Um país que precisa de mais energia elétrica para crescer pode abrir mão da água como sua principal fonte de geração?
Itaipu é responsável por gerar 17% da energia consumida no Brasil. Durante sua construção, foram removidas mais de 40 mil pessoas e uma grande área foi alagada. Mas, hoje, a renda per capita da população de Foz do Iguaçu é 25% maior que a média nacional
Em 22 de agosto de 1889, a água do rio Paraibuna girou pela primeira vez uma das duas turbinas importadas dos Estados Unidos compradas para a usina de Marmelos, na cidade mineira de Juiz de Fora. Naquele dia, eram gerados os primeiros watts-hora (Wh) de energia hidrelétrica da América Latina. A usina foi construída pelo industrial mineiro Bernardo Mascarenhas, que, ao visitar a Exposição Universal de 1878, em Paris, decidiu construir uma tecelagem que seria abastecida com energia de origem hidráulica. Meses depois de inaugurada, a primeira hidrelétrica brasileira passou a fornecer eletricidade para manter acesas 180 lâmpadas da iluminação pública de Juiz de Fora, antes alimentada a gás.

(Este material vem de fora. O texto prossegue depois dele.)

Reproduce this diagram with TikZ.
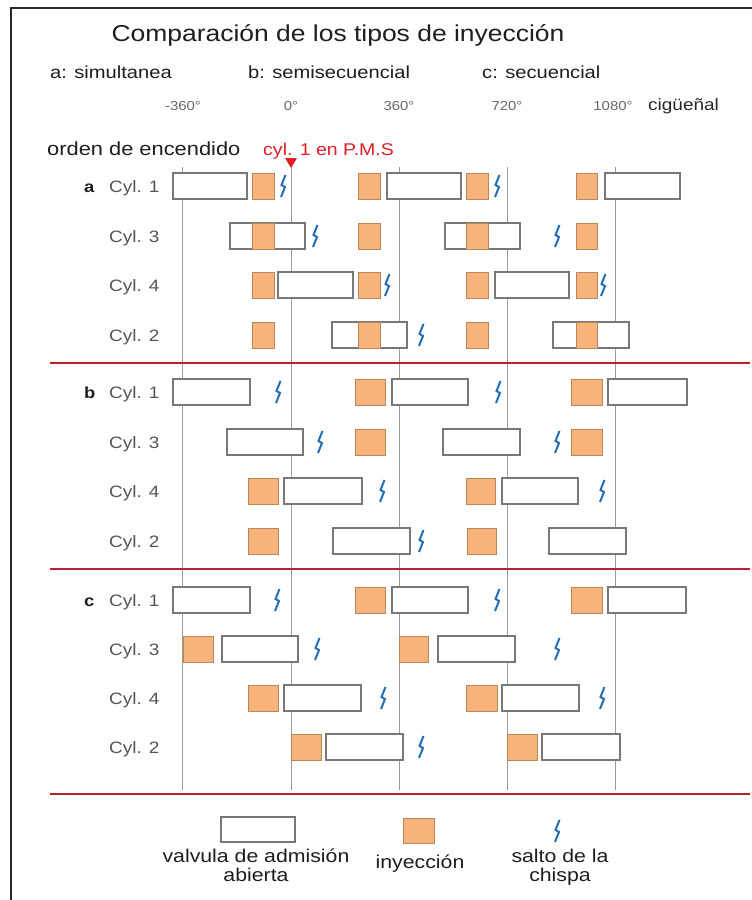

Dos primeiros 250 quilowatts de potência na usina Marmelos aos atuais 84.736 megawatts (MW) de capacidade hidrelétrica instalada no Brasil passaram-se mais de 120 anos e, apesar dos avanços tecnológicos e do tamanho das novas usinas, gerar eletricidade da água continua sendo basicamente igual: a força contida na correnteza dos rios movimenta uma turbina acoplada a um gerador, que transforma energia mecânica em elétrica.
Mas nunca na história deste país as hidrelétricas causaram tanta polêmica como agora. O centro da atual discussão é a construção da usina de Belo Monte, no Pará, a ser erguida às margens do rio Xingu. A obra, cujo preço é estimado em 32 bilhões de reais, deverá ser a terceira maior hidrelétrica do mundo – atrás apenas das de Três Gargantas, na China, e Itaipu, no Brasil – e criou dois times que lutam em campos opostos. No grupo dos especialistas, dos analistas econômicos e do próprio governo, apenas grandes hidrelétricas serão capazes de fornecer energia limpa e barata em escala suficiente para satisfazer a demanda crescente por luz elétrica no país. No time dos ecologistas e dos ativistas sociais, os ganhos são bem menores em comparação ao rastro de destruição que elas deixam para o meio ambiente, para as populações indígenas e para as comunidades ribeirinhas. Entre os dois pontos de vista, há um fato e um dilema: o Brasil é o país com o maior potencial hidrelétrico do mundo, com mais de 260 mil megawatts já catalogados. Apenas um terço disso é explorado. A riqueza dos rios brasileiros para geração de eletricidade é uma bênção da natureza ou uma maldição, que nos acompanhará por todo o século 21?
Poucos países no mundo desfrutam de um sistema hídrico tão generoso quanto o nosso. Os livros escolares apontam que 55.455 quilômetros quadrados (do total de 8.514.876 quilômetros quadrados que compõem a área do território brasileiro) estão cobertos por água, distribuídos em rios, lagos e riachos. É a abundância de rios e quedas-d’água que produz o enorme potencial de energia hidráulica. Hoje, estão em operação mais de 180 grandes usinas, responsáveis por quase 70% da produção nacional de energia elétrica. Isso também faz do país o segundo maior produtor de energia hidrelétrica no mundo, com 12% da geração mundial, perdendo apenas da China. Segundo dados da Empresa de Pesquisa Energética (EPE), órgão ligado ao Ministério de Minas e Energia, outros 73 projetos hidrelétricos estão em construção, incluindo as pequenas centrais. E mais 24 estão programados até 2020. A lista de projetos deve atender à crescente demanda. Estima-se que até aquele ano o consumo no Brasil deva atingir 730 mil gigawatts-hora (GWh) – 52% a mais do que consumimos em 2011.
Até 2020, o Brasil terá de ampliar a capacidade de geração dos atuais 115 mil megawatts para 171 mil megawatts. Para cumprir essa meta, o governo federal aposta na expansão de diferentes matrizes de produção. A geração de energia nuclear, que, no passado, era o alvo preferencial dos ecologistas, deverá crescer 70% com a entrada em operação da usina Angra 3, prevista para 2016. Os investimentos também serão generosos na promissora alternativa eólica. Mas, mesmo com essa diversificação e o aumento de capacidade de outras fontes, mais da metade da expansão energética se dará por meio das grandes hidrelétricas. Serão acrescidos ao sistema mais 30 mil megawatts – potência suficiente para abastecer as regiões Norte e Nordeste juntas. Para pânico dos ambientalistas, quase toda a nova capacidade instalada deverá ocorrer na região amazônica.